The United States said on Sunday that it was already putting resources in place to support Haiti’s emergency response following an earthquake of 7.2 magnitude which has claimed the lives of about 1300 people.

Haiti’s Civil Protection Agency put the confirmed death toll at 1,297 as of Sunday night.

Major devastation was reported in the cities of Les Cayes and and Jeremie in Haiti’s southern peninsula. People were caught under the rubble after buildings collapsed.

The quake struck five miles from the town of Petit Trou de Nippes in the western part of Haiti, about 80 miles west of Port-au-Prince, the capital, according to the United States Geological Survey.

In Petit Trou de Nippes, the epicenter of the quake, phone lines were down and there was little information coming out of the city with officials fearing that many people may have died.
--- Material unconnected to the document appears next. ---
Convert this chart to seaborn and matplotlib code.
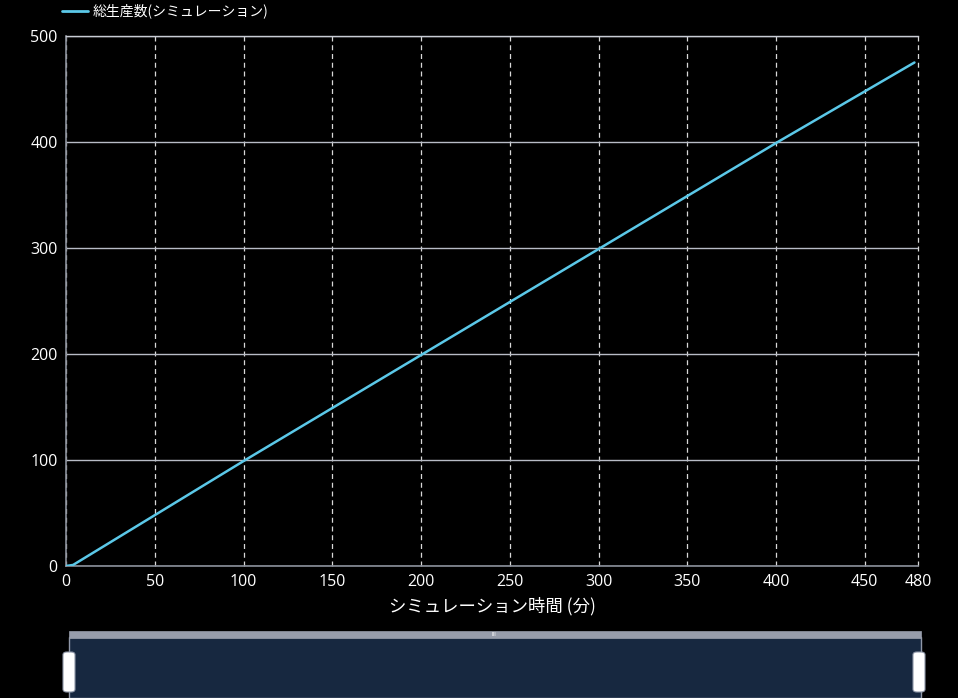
import matplotlib
matplotlib.use("Agg")
import matplotlib.pyplot as plt
import seaborn as sns
import pandas as pd
from matplotlib.patches import Rectangle, FancyBboxPatch

# data
times = [0, 4, 101, 201, 301, 401, 478]
produced = [0, 1, 100, 200, 300, 400, 475]
x_ticks = [0, 50, 100, 150, 200, 250, 300, 350, 400, 450, 480]
y_ticks = [0, 100, 200, 300, 400, 500]
series_name = "総生産数(シミュレーション)"
x_label = "シミュレーション時間 (分)"

sns.set_theme(style="dark")
plt.rcParams['font.family'] = ['Noto Sans CJK JP', 'DejaVu Sans']

df = pd.DataFrame({"time": times, "value": produced, "series": series_name})

fig = plt.figure(figsize=(9.58, 6.98), dpi=100, facecolor="black")
ax = fig.add_axes([66/958, 132/698, 852/958, 530/698])
ax.set_facecolor("black")

sns.lineplot(data=df, x="time", y="value", hue="series", palette=["#5bc8e8"],
             linewidth=1.8, ax=ax, legend=False, zorder=5)

ax.set_xlim(0, 480)
ax.set_ylim(0, 500)
ax.set_xticks(x_ticks)
ax.set_yticks(y_ticks)
ax.tick_params(axis="both", colors="#8a8f9a", labelsize=11.5, length=4, width=1,
               labelcolor="white", pad=2)
for lab in ax.get_xticklabels() + ax.get_yticklabels():
    lab.set_fontfamily(["Open Sans", "DejaVu Sans"])

# grid
ax.yaxis.grid(True, color="#b8bcc6", linestyle="-", linewidth=1)
ax.xaxis.grid(True, color="#d8d8d8", linestyle=(0, (4, 3)), linewidth=0.9)
ax.set_axisbelow(True)
for gl in ax.get_xgridlines():
    gl.set_clip_on(False)

for side in ["left", "bottom"]:
    ax.spines[side].set_visible(True)
    ax.spines[side].set_color("#8a8f9a")
    ax.spines[side].set_linewidth(1.2)
ax.spines["top"].set_visible(True)
ax.spines["top"].set_color("#c8ccd4")
ax.spines["top"].set_linewidth(1)
ax.spines["right"].set_visible(False)

ax.set_xlabel(x_label, color="white", fontsize=12.5, labelpad=5)
ax.set_ylabel("")

# legend
fig.lines.append(plt.Line2D([62/958, 88/958], [1 - 11/698, 1 - 11/698],
                            transform=fig.transFigure, color="#5bc8e8", linewidth=2))
fig.text(93/958, 1 - 11/698, series_name, color="white", fontsize=10,
         va="center", ha="left")

# data zoom slider (decoration)
fig.patches.append(Rectangle((69/958, 0), (921-69)/958, (698-637)/698,
                             transform=fig.transFigure, facecolor="#172840",
                             edgecolor="#8f97a8", linewidth=1))
fig.patches.append(Rectangle((69/958, (698-638)/698), (921-69)/958, 7/698,
                             transform=fig.transFigure, facecolor="#979dab",
                             edgecolor="#979dab", linewidth=0.5))
fig.text(494/958, 1 - 634.5/698, "III", color="white", fontsize=4,
         ha="center", va="center")
for hx in (63, 913):
    fig.patches.append(FancyBboxPatch((hx/958, (698-692)/698), 12/958, 40/698,
                                      boxstyle="round,pad=0,rounding_size=0.004",
                                      transform=fig.transFigure, facecolor="white",
                                      edgecolor="#8f97a8", linewidth=0.8))

fig.savefig("out.png", dpi=100, facecolor="black")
With a depth of seven miles, the quake was felt as far away as Jamaica, 200 miles away. It was stronger than the 7.0-magnitude earthquake that battered the Caribbean country in 2010.

U.S. Deputy Secretary of State Wendy Sherman spoke on Sunday with Haitian Prime Minister Ariel Henry “to extend condolences to the people of Haiti in the wake of the August 14 earthquake,” according to a statement by Ned Price, spokesperson of the U.S. State Department.  

Price said Deputy Secretary Sherman “reiterated our support for Haiti during this challenging time and underscored USAID’s leadership role in supporting U.S. assistance efforts in the aftermath of this tragedy. She noted that the United States is already putting resources in place to support Haiti’s emergency response and assured Prime Minister Henry the United States remains a close and enduring friend to the people of Haiti.”

It was too earlier to identify most of the dead, but rreports quoted a local journalist Jude Bonhomme as saying that among the dead was the former mayor of Les Gayesm Gabriel Fortune, who was killed when a hotel he owned collapsed during the quake.

In a statement on Saturday, USAID said it was deploying a disaster assistance response team to respond to Haiti earthquake.

“Our thoughts are with the Haitian people in the aftermath of the magnitude 7.2 earthquake that struck southwestern Haiti today, causing widespread damage and destruction. USAID is deploying a Disaster Assistance Response Team (DART) to lead the U.S. government’s response efforts,” the agency said in a statement. “This elite team, comprising disaster experts from USAID’s Bureau for Humanitarian Assistance, is assessing the damage, identifying priority needs, and coordinating with humanitarian partners. The DART is also coordinating with the U.S. Embassy in Haiti, as well as other U.S. agencies in the region.”

It added that in addition to mobilizing the DART, USAID staff based in the region and Washington, D.C. are monitoring the situation closely, as well as any potential impacts from Tropical Storm Grace which is approaching Haiti. 

“The American people have a proud and generous history of providing help during times of crisis. USAID remains committed to helping the people of Haiti during this difficult time,” USAID said.